• SEC Staff Issues Guidance on European Debt Exposure
  • January 19, 2012 | Authors: Eric A. Koontz; David I. Meyers; Vincent J. Pisano
  • Law Firms: Troutman Sanders LLP - Atlanta Office ; Troutman Sanders LLP - Richmond Office ; Troutman Sanders LLP - New York Office
  • On January 6, 2012, the Division of Corporate Finance (the Division) of the Securities and Exchange Commission issued guidance to all SEC registrants, particularly financial institutions, regarding their direct and indirect exposure to European sovereign debt. The guidance also covers disclosures related to European non-sovereign debt, however, and therefore the scope of the pronouncement should be considered by all registrants.

    According to the staff, over the past year, registrants have included in their SEC filings disclosures relating to the financial stress experienced by certain European countries, and while such disclosures have improved, they are inconsistent in both substance and presentation. As a result, investors are not receiving clear and comparable information.

    The Division noted that it has recently issued comments to the periodic reports of financial institutions requesting enhanced disclosures relating to European sovereign debt. In its comments, the Division has requested that for each country, these registrants disclose:

    • gross sovereign, financial institutions, and non-financial corporations’ exposure, separately by country;
    • quantified disclosure explaining how gross exposures are hedged; and
    • a discussion of the circumstances under which losses may not be covered by purchased credit protection.

    The Division did not identify any countries that are to be covered by the guidance. Rather, it suggested that registrants should focus on those countries where the likelihood of default has increased because of significant economic, fiscal and/or political strains. Registrants should also disclose the basis for identifying the countries they used in their disclosure.

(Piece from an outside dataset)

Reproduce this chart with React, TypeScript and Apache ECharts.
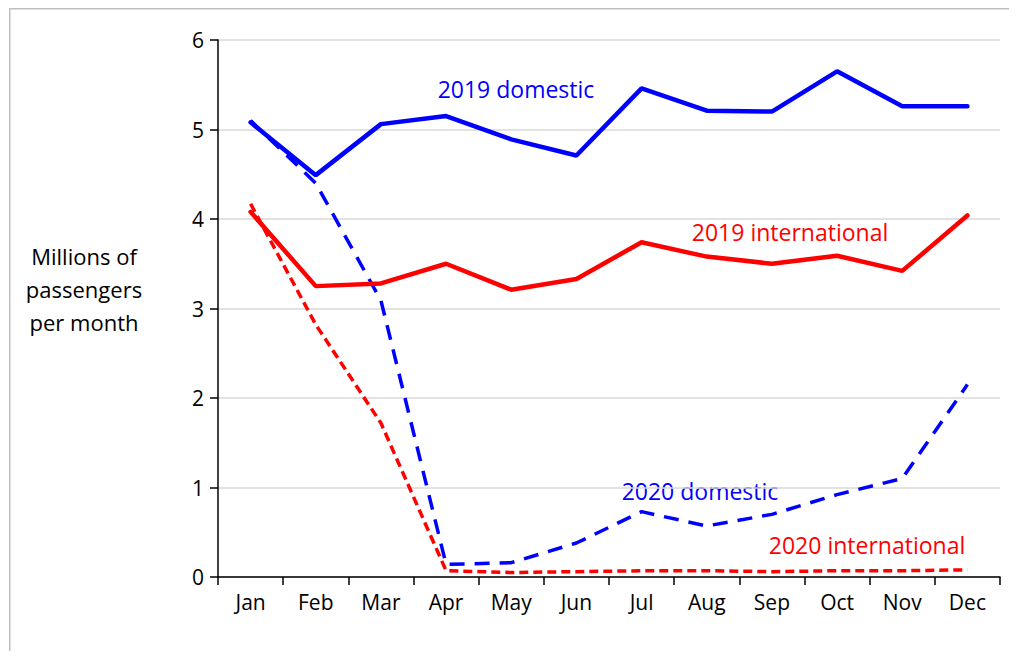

    In the guidance, the Division suggested that registrants should, when disclosing their exposure to European debt, consider providing:

    • disclosures separately by country, segregated between sovereign and non-sovereign exposures, and by financial statement category, to arrive at gross funded exposure, as appropriate;
    • disclosure of the gross unfunded commitments made; and
    • information regarding hedges.

    As a general matter, outside the guidance, registrants should be considering their exposure to all credit risks from risky economic regions. This would include loans, counterparties to hedges, general business receivables and even third parties located in those regions to fulfill contractual expectations.